3) Terminez en la sectionnant du côté de la tête,
videz le poisson, ôtez les branchies et rincez-le.
Et voilà un beau poisson tout pimpant,
à réserver au frais jusqu'à la cuisson.
Pendant que vous opérez l'animal, vous avez mis à cuire à l'eau quelques pommes de terre avec leur peau. Au fond d'un plat à four en terre, vous disposez une couche de tiges vertes d'échalote ou d'oignons, puis les pommes de terres coupées en morceau, quelques fragments de beurre et un peu de sel, et vous enfournez à four moyen (170 à 180°).

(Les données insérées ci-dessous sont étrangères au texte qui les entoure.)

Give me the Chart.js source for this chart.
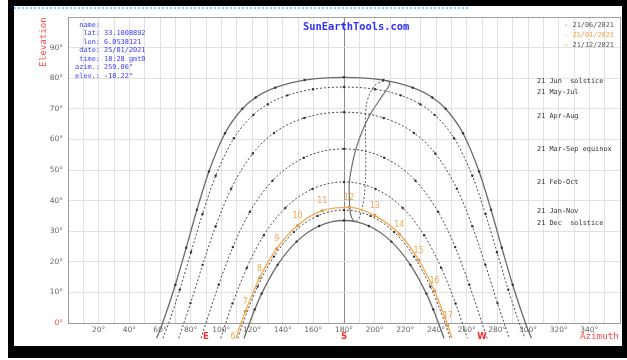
<!DOCTYPE html>
<html><head><meta charset="utf-8">
<script src="https://cdn.jsdelivr.net/npm/chart.js@4/dist/chart.umd.min.js"></script>
<style>
html,body{margin:0;padding:0;background:#fff;}
#wrap{position:relative;width:627px;height:360px;overflow:hidden;background:#fff;}
#c{position:absolute;left:0;top:0;}
.blk{position:absolute;background:#000;}
.t{position:absolute;white-space:pre;font-family:'DejaVu Sans Mono',monospace;line-height:1;}
.info{color:#3b3bff;font-size:6.9px;line-height:8.45px;}
.rl{color:#333;font-size:6.9px;}
.lg{color:#555;font-size:6.9px;text-align:right;}
</style></head>
<body>
<div id="wrap">
<canvas id="c" width="627" height="360"></canvas>
<div style="position:absolute;left:14px;top:7px;width:454px;height:0;border-top:2px dotted #7fcfff;"></div>
<div class="t info" style="left:50px;top:20.8px;width:50px;text-align:right;">name:
lat:
lon:
date:
time:
azim.:
elev.:</div>
<div class="t info" style="left:104px;top:20.8px;">
33.1008892
6.0538121
25/01/2021
18:28 gmt0
259.06°
-18.22°</div>
<div class="t" style="left:303px;top:21px;font-size:10.4px;color:#3030ff;font-weight:bold;">SunEarthTools.com</div>
<div class="t lg" style="right:13px;top:21.5px;">- 21/06/2021</div>
<div class="t lg" style="right:13px;top:31.5px;color:#f5a040;">- 25/01/2021</div>
<div class="t lg" style="right:13px;top:41.5px;">- 21/12/2021</div>
<div class="t rl" style="left:537px;top:78.2px;">21 Jun  solstice</div>
<div class="t rl" style="left:537px;top:89.2px;">21 May-Jul</div>
<div class="t rl" style="left:537px;top:113.2px;">21 Apr-Aug</div>
<div class="t rl" style="left:537px;top:145.8px;">21 Mar-Sep equinox</div>
<div class="t rl" style="left:537px;top:178.5px;">21 Feb-Oct</div>
<div class="t rl" style="left:537px;top:207.5px;">21 Jan-Nov</div>
<div class="t rl" style="left:537px;top:220.2px;">21 Dec  solstice</div>
<div class="t" style="left:42.5px;top:42px;font-size:9.2px;color:#ff4a4a;transform:translate(-50%,-50%) rotate(-90deg);">Elevation</div>
<div class="t" style="left:580px;top:331px;font-size:9.2px;color:#ff4a4a;">Azimuth</div>
<div class="blk" style="left:8px;top:0;width:619px;height:6px;"></div>
<div class="blk" style="left:8px;top:0;width:6px;height:358px;"></div>
<div class="blk" style="left:622px;top:0;width:5px;height:358px;"></div>
<div class="blk" style="left:8px;top:346px;width:619px;height:12px;"></div>
</div>
<script>
// ---- data (azimuth °, elevation °) ----
const jun21 = [[57.8,-5],[61.7,0],[70.0,12.5],[77.1,24.6],[84.1,37.0],[91.9,49.5],[102.4,62.0],[113.7,70.0],[122.4,73.7],[135.1,76.9],[154.3,79.4],[180,80.3],[205.7,79.4],[224.9,76.9],[237.6,73.7],[246.3,70.0],[257.6,62.0],[268.1,49.5],[275.9,37.0],[282.9,24.6],[290.0,12.5],[298.3,0],[302.2,-5]];
const mayJul21 = [[61.9,-5],[65.7,0],[72.9,10.9],[80.2,23.1],[87.7,35.6],[96.3,48.1],[108.2,60.4],[120.9,68.0],[130.3,71.5],[143.0,74.4],[159.8,76.4],[180,77.1],[200.2,76.4],[217.0,74.4],[229.7,71.5],[239.1,68.0],[251.8,60.4],[263.7,48.1],[272.3,35.6],[279.8,23.1],[287.1,10.9],[294.3,0],[298.1,-5]];
const aprAug21 = [[72.2,-5],[75.6,0],[79.9,6.5],[87.8,19.0],[96.3,31.6],[106.4,43.9],[120.5,55.4],[134.4,62.1],[154.1,67.0],[180,68.9],[205.9,67.0],[225.6,62.1],[239.5,55.4],[253.6,43.9],[263.7,31.6],[272.2,19.0],[280.1,6.5],[284.4,0],[287.8,-5]];
const marSep21 = [[86.7,-5],[90,0],[98.3,12.5],[107.5,24.8],[118.6,36.3],[133.4,46.5],[153.8,54.0],[180,56.9],[206.2,54.0],[226.6,46.5],[241.4,36.3],[252.5,24.8],[261.7,12.5],[270,0],[273.3,-5]];
const febOct21 = [[99.6,-5],[102.9,0],[107.3,6.4],[116.6,18.0],[127.7,28.7],[141.7,37.6],[159.4,43.8],[180,46.1],[200.6,43.8],[218.3,37.6],[232.3,28.7],[243.4,18.0],[252.7,6.4],[257.1,0],[260.4,-5]];
const janNov21 = [[110.7,-5],[114.1,0],[123.7,11.9],[134.3,21.7],[147.3,29.7],[162.7,35.0],[180,36.9],[197.3,35.0],[212.7,29.7],[225.7,21.7],[236.3,11.9],[245.9,0],[249.3,-5]];
const dec21 = [[114.8,-5],[118.4,0],[121.8,4.4],[126.3,9.6],[136.7,19.0],[149.1,26.6],[163.8,31.7],[180,33.5],[196.2,31.7],[210.9,26.6],[223.3,19.0],[233.7,9.6],[238.2,4.4],[241.6,0],[245.2,-5]];
const jan25 = [[109.5,-5],[112.9,0],[115.7,3.8],[124.9,14.7],[136.1,24.3],[149.7,31.9],[165.8,36.7],[183.4,37.8],[200.1,35.1],[216.1,29.1],[228.7,20.6],[239.0,10.5],[247.7,-0.8],[250.5,-5]];
const jan25Hours = [6,7,8,9,10,11,12,13,14,15,16,17];
const jan25HourPts = [[107.6,-7.8],[115.7,3.8],[124.9,14.7],[136.1,24.3],[149.7,31.9],[165.8,36.7],[183.4,37.8],[200.1,35.1],[216.1,29.1],[228.7,20.6],[239.0,10.5],[247.7,-0.8]];
const analemmaDecJun = [[187.1,33.1],[185.8,33.7],[184.6,35.0],[183.9,36.8],[183.4,42.6],[183.5,46.1],[185.1,51.2],[187.7,56.7],[191.8,62.6],[196.9,68.0],[205.1,74.3],[207.0,75.6],[209.3,77.5],[209.7,78.6],[208.6,79.1]];
const analemmaJunDec = [[208.6,79.1],[205.8,79.0],[201.6,78.2],[198.8,76.8],[195.4,73.0],[194.1,68.6],[194.0,62.5],[194.2,56.6],[194.2,50.9],[193.8,45.0],[193.0,40.7],[191.2,36.1],[189.2,33.8],[187.1,33.1]];
const compassLetters = ['E','S','W'];
const compassAz = [90,180,270];

const ORANGE = '#f5a64e';
const pts = a => a.map(p => ({x:p[0], y:p[1]}));
const dotR = c => (c.raw && c.raw.y > 0.5) ? 1.2 : 0;

function curve(data, color, dashed, width){
  return {data: pts(data), borderColor: color, borderWidth: width || 1, borderDash: dashed ? [2,2] : [],
    cubicInterpolationMode: 'monotone', pointRadius: dotR, pointBackgroundColor: '#333', pointBorderWidth: 0, clip: false};
}

const annot = {
  id: 'annot',
  afterDatasetsDraw(chart){
    const {ctx, scales:{x, y}, chartArea} = chart;
    ctx.save();
    ctx.font = '8px "DejaVu Sans"';
    ctx.fillStyle = ORANGE;
    ctx.textAlign = 'center';
    ctx.textBaseline = 'middle';
    jan25Hours.forEach((h, i) => {
      const p = jan25HourPts[i];
      ctx.fillText(String(h), x.getPixelForValue(p[0]), y.getPixelForValue(p[1]) - 9.5);
    });
    ctx.font = 'bold 8.5px "DejaVu Sans"';
    ctx.fillStyle = '#ff2a2a';
    compassLetters.forEach((l, i) => {
      ctx.fillText(l, x.getPixelForValue(compassAz[i]), chartArea.bottom + 14);
    });
    ctx.restore();
  }
};

new Chart(document.getElementById('c'), {
  type: 'line',
  data: { datasets: [
    {data: pts(jan25), borderColor: ORANGE, borderWidth: 1.3, cubicInterpolationMode: 'monotone', pointRadius: 0, clip: false},
    {data: pts(jan25HourPts.slice(1)), showLine: false, pointRadius: 1.5, pointBackgroundColor: '#c8782a', pointBorderWidth: 0, clip: false},
    curve(jun21, '#6a6a6a', false, 1.3),
    curve(mayJul21, '#4a4a4a', true),
    curve(aprAug21, '#4a4a4a', true),
    curve(marSep21, '#4a4a4a', true),
    curve(febOct21, '#4a4a4a', true),
    curve(janNov21, '#4a4a4a', true),
    curve(dec21, '#6a6a6a', false, 1.3),
    {data: pts(analemmaDecJun), borderColor: '#707070', borderWidth: 1.2, tension: 0.4, pointRadius: 0, clip: false},
    {data: pts(analemmaJunDec), borderColor: '#555', borderWidth: 1, borderDash: [2,2], tension: 0.4, pointRadius: 0, clip: false}
  ]},
  options: {
    responsive: false, animation: false, devicePixelRatio: 1,
    layout: {padding: {left: 0, top: 17, right: 7, bottom: 0}},
    plugins: {legend: {display: false}, tooltip: {enabled: false}},
    scales: {
      x: {type: 'linear', min: 0, max: 360,
        afterFit: s => { s.height = 37; },
        border: {color: '#999', width: 1},
        grid: {drawTicks: false, lineWidth: 1,
          color: c => c.tick.value === 180 ? '#8a8a8a' : (c.tick.value === 360 ? '#a0a0a0' : '#e0e0e0')},
        ticks: {stepSize: 10, autoSkip: false, maxRotation: 0, padding: 3, color: '#666',
          font: {size: 7.5, family: 'DejaVu Sans'},
          callback: v => (v % 20 === 0 && v > 0 && v < 360) ? v + '°' : ''}
      },
      y: {min: 0, max: 100,
        afterFit: s => { s.width = 68; },
        border: {color: '#999', width: 1},
        grid: {drawTicks: false, lineWidth: 1,
          color: c => c.tick.value === 100 ? '#a0a0a0' : '#e0e0e0'},
        ticks: {stepSize: 10, padding: 5,
          color: c => c.tick.value === 0 ? '#ff4040' : '#666',
          font: {size: 7.5, family: 'DejaVu Sans'},
          callback: v => v < 100 ? v + '°' : ''}
      }
    }
  },
  plugins: [annot]
});
</script>
</body></html>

Vous badigeonnez alors votre poisson de graisse salée, attention à ne pas être aussi peu plus malin que moi, vous avez intérêt à la passer au froid pour pouvoir la manier proprement, je l'avais laissée à température ambiante, j'ai rarement utilisé un produit aussi poisseux.
Lorsque les pommes de terre ont commencé à dorer, vous placez le poisson par-dessus, et vous montez le four à 220°, le temps que ça cuise, c'est dire lorsque le poisson a les yeux bien blancs et que la graisse en fondant ait formé des petits grattons croustillants. Bon, comme ça sur la photo, ça a l'air un peu cramé, mais seules les tiges d'échalote avaient un peu noirci, propageant au plat un fumet délicieux.
Comme souvent lorsque je mange seul, le service est la one-again, les patates d'un côté de l'assiette, le poisson de l'autre. Notez que pour une fois je n'ai pas gardé la tête, d'abord parce qu'il n'y a pas plus à manger dans la tête d'un grondin que dans celle de ... (emplacement à louer), et ensuite parce qu'en la sectionnant je laisse s'écouler la graisse fondue qui s'était accumulée dans la cavité abdominale du poisson, et que je ne voulais pas retrouver dans mon assiette.
J'étais un peu méfiant quant au résultat gustatif, mais j'ai trouvé cette façon terre-mer de manger le poisson très intéressante et bonne, il y a sûrement à creuser l'idée en assaisonnant plus franchement cette graisse, avec des épices par exemple.